Telling me that someone did fine in a Chicago storm from years ago is meaningless. I too have survived ugly storms years ago. In those days I lived in an area that was used to getting extreme weather. People had snow tires and chains. The cities (such as they were) had snow plows and sand trucks.
For the entire STATE of Georgia there are 40 snow plows and 30 sanding trucks.
The state actually did a pretty good job keeping the roads from turning into ice skating rinks. With nearly a million and a half people on the road at once between the traffic jam and the dropping temps chaos ensued.
For all those who say ‘well in the good old days’... just remember I used to work at a place that locked the gates at 7:00:30 am, blew a horn for the ten am bath room break, blew a whistle at lunch, again locked the gates at 12:30:30pm, and sounded a double horn for the afternoon end. I was an ENGINEER at this place... the idea that somehow the old days were better is oft times delusional.
and her comments about -84 wind chill.... sometimes as we get older the stories have an embellishment due to ‘fond’ memories.
Not only are the temps ‘a bit of the stretch’ the fact that she didn’t comment on the severe frost bite that she got says it didn’t happen. My fingers were frost bitten in a particularly nasty storm during my teen years. To this day I do not like handling ice cubes or other cold things.
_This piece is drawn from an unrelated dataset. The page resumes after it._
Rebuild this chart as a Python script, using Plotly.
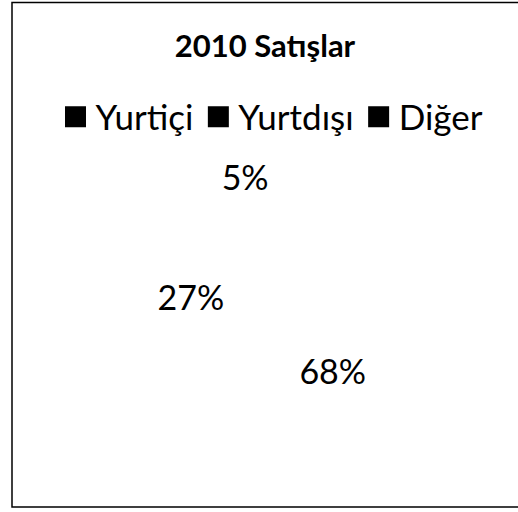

I wear gloves often (even on warm days).
and let me guess that Chicago would not handle a hurricane very well at all.
It’s all in what you’re used to.
That was the wind chill back in 89 I believe. It was cold enough to kill you in minutes.
yes indeed.... spent a good deal of my working life in earthquake country. Trust me when I tell you no one handles that well
I believe you Nifster. Closest I’ve been to an earthquake was at a San Jose museum, they had this simulator. I’d lived in CA at my late husband’s last duty station, but never felt an earthquake. I wanted to feel one, I thought. So I got on this simulator and felt it’s effect and decided I never wanted to, NEVER.
People keep forgetting - in the South there are no snow plows or salt trucks. When I lived in northeast Alabama we had 1 road grader for the whole county. I grew up in suburban Pittsburgh, where the roads would be cleared as soon after a storm as possible, but in Alabama they simply did not have the equipment to do it. They would be out in trucks manually shoveling sand onto the main roads, the side roads were on their own.